## GOAL
Give the data below again exactly as it stands. Omit the pictures.

## STORED DATA

+-------+

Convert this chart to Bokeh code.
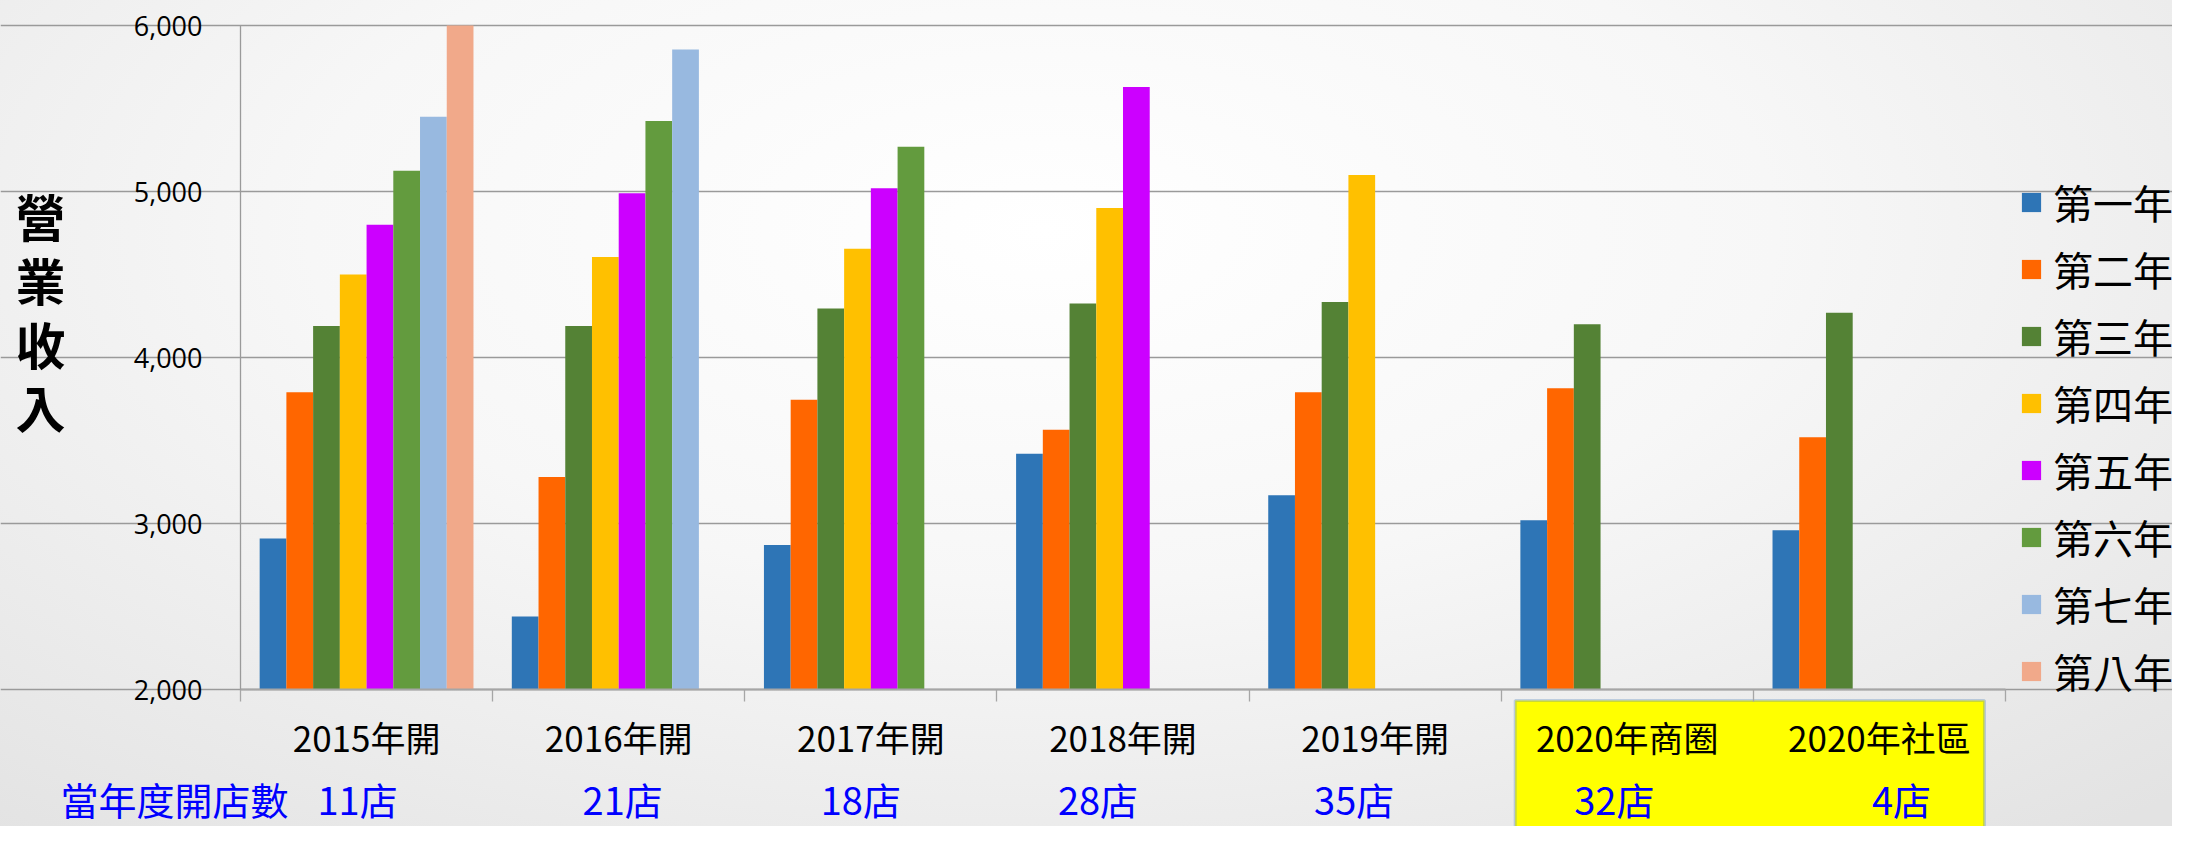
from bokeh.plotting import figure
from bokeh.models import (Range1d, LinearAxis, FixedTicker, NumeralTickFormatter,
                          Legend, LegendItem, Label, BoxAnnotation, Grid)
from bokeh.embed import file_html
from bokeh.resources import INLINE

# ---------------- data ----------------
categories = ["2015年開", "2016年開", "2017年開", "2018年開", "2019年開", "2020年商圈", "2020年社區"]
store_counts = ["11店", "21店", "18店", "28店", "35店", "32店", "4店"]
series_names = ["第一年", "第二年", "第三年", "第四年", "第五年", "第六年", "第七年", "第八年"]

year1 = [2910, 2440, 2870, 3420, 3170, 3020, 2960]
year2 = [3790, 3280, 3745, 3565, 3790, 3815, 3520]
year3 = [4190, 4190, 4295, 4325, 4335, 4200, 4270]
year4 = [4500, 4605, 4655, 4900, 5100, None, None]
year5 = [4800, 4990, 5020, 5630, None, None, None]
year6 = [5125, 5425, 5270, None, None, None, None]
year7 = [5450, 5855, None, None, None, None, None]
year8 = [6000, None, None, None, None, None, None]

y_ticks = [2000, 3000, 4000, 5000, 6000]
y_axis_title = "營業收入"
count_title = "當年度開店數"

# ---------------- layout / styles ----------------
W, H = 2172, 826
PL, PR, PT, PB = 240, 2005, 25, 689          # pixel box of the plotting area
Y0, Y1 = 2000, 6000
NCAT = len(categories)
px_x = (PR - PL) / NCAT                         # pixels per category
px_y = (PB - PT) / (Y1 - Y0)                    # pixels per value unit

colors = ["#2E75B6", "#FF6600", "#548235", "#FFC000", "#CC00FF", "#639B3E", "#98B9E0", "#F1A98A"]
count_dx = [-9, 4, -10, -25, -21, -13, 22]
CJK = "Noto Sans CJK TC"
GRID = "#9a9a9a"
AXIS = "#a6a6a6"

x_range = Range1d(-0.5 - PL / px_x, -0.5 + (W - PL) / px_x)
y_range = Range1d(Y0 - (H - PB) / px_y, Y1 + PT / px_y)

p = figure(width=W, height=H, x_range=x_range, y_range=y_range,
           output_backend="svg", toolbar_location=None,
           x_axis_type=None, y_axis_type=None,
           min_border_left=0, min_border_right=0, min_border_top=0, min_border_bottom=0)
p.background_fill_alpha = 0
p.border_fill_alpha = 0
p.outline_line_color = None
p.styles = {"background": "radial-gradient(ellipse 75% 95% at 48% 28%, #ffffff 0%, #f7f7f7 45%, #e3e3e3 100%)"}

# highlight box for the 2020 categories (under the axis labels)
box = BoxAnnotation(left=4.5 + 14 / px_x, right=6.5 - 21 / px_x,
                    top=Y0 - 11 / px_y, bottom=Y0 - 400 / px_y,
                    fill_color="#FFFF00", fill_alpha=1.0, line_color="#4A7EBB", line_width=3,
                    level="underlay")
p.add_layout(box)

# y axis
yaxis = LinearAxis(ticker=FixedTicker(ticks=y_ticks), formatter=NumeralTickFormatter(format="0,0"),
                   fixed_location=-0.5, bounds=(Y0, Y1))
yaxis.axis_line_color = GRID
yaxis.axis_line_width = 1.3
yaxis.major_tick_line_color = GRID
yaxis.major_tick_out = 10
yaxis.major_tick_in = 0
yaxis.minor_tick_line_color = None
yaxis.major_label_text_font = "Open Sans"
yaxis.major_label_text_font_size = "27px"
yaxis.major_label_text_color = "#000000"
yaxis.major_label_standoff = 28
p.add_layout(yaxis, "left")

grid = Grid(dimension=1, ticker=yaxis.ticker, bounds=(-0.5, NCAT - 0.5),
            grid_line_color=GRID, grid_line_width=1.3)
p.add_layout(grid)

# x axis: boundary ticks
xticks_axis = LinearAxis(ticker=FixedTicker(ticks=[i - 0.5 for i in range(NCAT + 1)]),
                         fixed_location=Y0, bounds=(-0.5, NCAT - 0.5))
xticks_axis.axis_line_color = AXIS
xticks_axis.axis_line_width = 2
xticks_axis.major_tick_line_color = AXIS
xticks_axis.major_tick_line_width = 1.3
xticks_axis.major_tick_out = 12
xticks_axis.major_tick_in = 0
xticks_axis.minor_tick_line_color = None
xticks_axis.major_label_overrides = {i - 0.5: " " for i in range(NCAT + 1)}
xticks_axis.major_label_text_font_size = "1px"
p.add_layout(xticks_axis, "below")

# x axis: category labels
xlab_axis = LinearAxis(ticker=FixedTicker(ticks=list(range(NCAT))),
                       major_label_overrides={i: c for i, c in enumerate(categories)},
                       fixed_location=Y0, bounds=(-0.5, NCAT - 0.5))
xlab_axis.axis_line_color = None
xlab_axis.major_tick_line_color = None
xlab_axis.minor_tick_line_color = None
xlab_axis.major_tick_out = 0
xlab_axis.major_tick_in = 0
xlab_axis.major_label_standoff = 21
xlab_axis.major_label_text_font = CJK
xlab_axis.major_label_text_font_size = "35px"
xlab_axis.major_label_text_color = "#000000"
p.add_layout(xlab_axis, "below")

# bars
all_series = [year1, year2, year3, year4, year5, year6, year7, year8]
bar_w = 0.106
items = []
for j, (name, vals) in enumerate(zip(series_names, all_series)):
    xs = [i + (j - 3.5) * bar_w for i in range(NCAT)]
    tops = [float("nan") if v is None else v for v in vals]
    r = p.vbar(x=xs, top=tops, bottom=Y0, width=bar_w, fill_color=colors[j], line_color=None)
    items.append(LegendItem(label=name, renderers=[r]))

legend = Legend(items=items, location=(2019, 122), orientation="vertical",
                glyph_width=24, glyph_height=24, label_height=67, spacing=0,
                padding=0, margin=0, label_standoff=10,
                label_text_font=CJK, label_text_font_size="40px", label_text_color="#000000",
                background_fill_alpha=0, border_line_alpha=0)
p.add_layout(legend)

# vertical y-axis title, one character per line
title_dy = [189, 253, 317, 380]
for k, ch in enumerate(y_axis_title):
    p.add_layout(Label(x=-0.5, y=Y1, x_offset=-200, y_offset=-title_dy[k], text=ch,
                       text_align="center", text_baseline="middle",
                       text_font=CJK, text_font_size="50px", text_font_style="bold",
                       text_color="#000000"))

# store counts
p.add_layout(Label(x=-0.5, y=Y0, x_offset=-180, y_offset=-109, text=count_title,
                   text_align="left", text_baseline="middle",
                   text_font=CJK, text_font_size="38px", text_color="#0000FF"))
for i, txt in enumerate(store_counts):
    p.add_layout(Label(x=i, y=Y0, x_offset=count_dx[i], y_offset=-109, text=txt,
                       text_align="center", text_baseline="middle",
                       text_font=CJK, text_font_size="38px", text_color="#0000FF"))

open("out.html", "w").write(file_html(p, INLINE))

+-------+

## WORKED ANSWER
Convert this chart to Bokeh code.
from bokeh.plotting import figure
from bokeh.models import (Range1d, LinearAxis, FixedTicker, NumeralTickFormatter,
                          Legend, LegendItem, Label, BoxAnnotation, Grid)
from bokeh.embed import file_html
from bokeh.resources import INLINE

# ---------------- data ----------------
categories = ["2015年開", "2016年開", "2017年開", "2018年開", "2019年開", "2020年商圈", "2020年社區"]
store_counts = ["11店", "21店", "18店", "28店", "35店", "32店", "4店"]
series_names = ["第一年", "第二年", "第三年", "第四年", "第五年", "第六年", "第七年", "第八年"]

year1 = [2910, 2440, 2870, 3420, 3170, 3020, 2960]
year2 = [3790, 3280, 3745, 3565, 3790, 3815, 3520]
year3 = [4190, 4190, 4295, 4325, 4335, 4200, 4270]
year4 = [4500, 4605, 4655, 4900, 5100, None, None]
year5 = [4800, 4990, 5020, 5630, None, None, None]
year6 = [5125, 5425, 5270, None, None, None, None]
year7 = [5450, 5855, None, None, None, None, None]
year8 = [6000, None, None, None, None, None, None]

y_ticks = [2000, 3000, 4000, 5000, 6000]
y_axis_title = "營業收入"
count_title = "當年度開店數"

# ---------------- layout / styles ----------------
W, H = 2172, 826
PL, PR, PT, PB = 240, 2005, 25, 689          # pixel box of the plotting area
Y0, Y1 = 2000, 6000
NCAT = len(categories)
px_x = (PR - PL) / NCAT                         # pixels per category
px_y = (PB - PT) / (Y1 - Y0)                    # pixels per value unit

colors = ["#2E75B6", "#FF6600", "#548235", "#FFC000", "#CC00FF", "#639B3E", "#98B9E0", "#F1A98A"]
count_dx = [-9, 4, -10, -25, -21, -13, 22]
CJK = "Noto Sans CJK TC"
GRID = "#9a9a9a"
AXIS = "#a6a6a6"

x_range = Range1d(-0.5 - PL / px_x, -0.5 + (W - PL) / px_x)
y_range = Range1d(Y0 - (H - PB) / px_y, Y1 + PT / px_y)

p = figure(width=W, height=H, x_range=x_range, y_range=y_range,
           output_backend="svg", toolbar_location=None,
           x_axis_type=None, y_axis_type=None,
           min_border_left=0, min_border_right=0, min_border_top=0, min_border_bottom=0)
p.background_fill_alpha = 0
p.border_fill_alpha = 0
p.outline_line_color = None
p.styles = {"background": "radial-gradient(ellipse 75% 95% at 48% 28%, #ffffff 0%, #f7f7f7 45%, #e3e3e3 100%)"}

# highlight box for the 2020 categories (under the axis labels)
box = BoxAnnotation(left=4.5 + 14 / px_x, right=6.5 - 21 / px_x,
                    top=Y0 - 11 / px_y, bottom=Y0 - 400 / px_y,
                    fill_color="#FFFF00", fill_alpha=1.0, line_color="#4A7EBB", line_width=3,
                    level="underlay")
p.add_layout(box)

# y axis
yaxis = LinearAxis(ticker=FixedTicker(ticks=y_ticks), formatter=NumeralTickFormatter(format="0,0"),
                   fixed_location=-0.5, bounds=(Y0, Y1))
yaxis.axis_line_color = GRID
yaxis.axis_line_width = 1.3
yaxis.major_tick_line_color = GRID
yaxis.major_tick_out = 10
yaxis.major_tick_in = 0
yaxis.minor_tick_line_color = None
yaxis.major_label_text_font = "Open Sans"
yaxis.major_label_text_font_size = "27px"
yaxis.major_label_text_color = "#000000"
yaxis.major_label_standoff = 28
p.add_layout(yaxis, "left")

grid = Grid(dimension=1, ticker=yaxis.ticker, bounds=(-0.5, NCAT - 0.5),
            grid_line_color=GRID, grid_line_width=1.3)
p.add_layout(grid)

# x axis: boundary ticks
xticks_axis = LinearAxis(ticker=FixedTicker(ticks=[i - 0.5 for i in range(NCAT + 1)]),
                         fixed_location=Y0, bounds=(-0.5, NCAT - 0.5))
xticks_axis.axis_line_color = AXIS
xticks_axis.axis_line_width = 2
xticks_axis.major_tick_line_color = AXIS
xticks_axis.major_tick_line_width = 1.3
xticks_axis.major_tick_out = 12
xticks_axis.major_tick_in = 0
xticks_axis.minor_tick_line_color = None
xticks_axis.major_label_overrides = {i - 0.5: " " for i in range(NCAT + 1)}
xticks_axis.major_label_text_font_size = "1px"
p.add_layout(xticks_axis, "below")

# x axis: category labels
xlab_axis = LinearAxis(ticker=FixedTicker(ticks=list(range(NCAT))),
                       major_label_overrides={i: c for i, c in enumerate(categories)},
                       fixed_location=Y0, bounds=(-0.5, NCAT - 0.5))
xlab_axis.axis_line_color = None
xlab_axis.major_tick_line_color = None
xlab_axis.minor_tick_line_color = None
xlab_axis.major_tick_out = 0
xlab_axis.major_tick_in = 0
xlab_axis.major_label_standoff = 21
xlab_axis.major_label_text_font = CJK
xlab_axis.major_label_text_font_size = "35px"
xlab_axis.major_label_text_color = "#000000"
p.add_layout(xlab_axis, "below")

# bars
all_series = [year1, year2, year3, year4, year5, year6, year7, year8]
bar_w = 0.106
items = []
for j, (name, vals) in enumerate(zip(series_names, all_series)):
    xs = [i + (j - 3.5) * bar_w for i in range(NCAT)]
    tops = [float("nan") if v is None else v for v in vals]
    r = p.vbar(x=xs, top=tops, bottom=Y0, width=bar_w, fill_color=colors[j], line_color=None)
    items.append(LegendItem(label=name, renderers=[r]))

legend = Legend(items=items, location=(2019, 122), orientation="vertical",
                glyph_width=24, glyph_height=24, label_height=67, spacing=0,
                padding=0, margin=0, label_standoff=10,
                label_text_font=CJK, label_text_font_size="40px", label_text_color="#000000",
                background_fill_alpha=0, border_line_alpha=0)
p.add_layout(legend)

# vertical y-axis title, one character per line
title_dy = [189, 253, 317, 380]
for k, ch in enumerate(y_axis_title):
    p.add_layout(Label(x=-0.5, y=Y1, x_offset=-200, y_offset=-title_dy[k], text=ch,
                       text_align="center", text_baseline="middle",
                       text_font=CJK, text_font_size="50px", text_font_style="bold",
                       text_color="#000000"))

# store counts
p.add_layout(Label(x=-0.5, y=Y0, x_offset=-180, y_offset=-109, text=count_title,
                   text_align="left", text_baseline="middle",
                   text_font=CJK, text_font_size="38px", text_color="#0000FF"))
for i, txt in enumerate(store_counts):
    p.add_layout(Label(x=i, y=Y0, x_offset=count_dx[i], y_offset=-109, text=txt,
                       text_align="center", text_baseline="middle",
                       text_font=CJK, text_font_size="38px", text_color="#0000FF"))

open("out.html", "w").write(file_html(p, INLINE))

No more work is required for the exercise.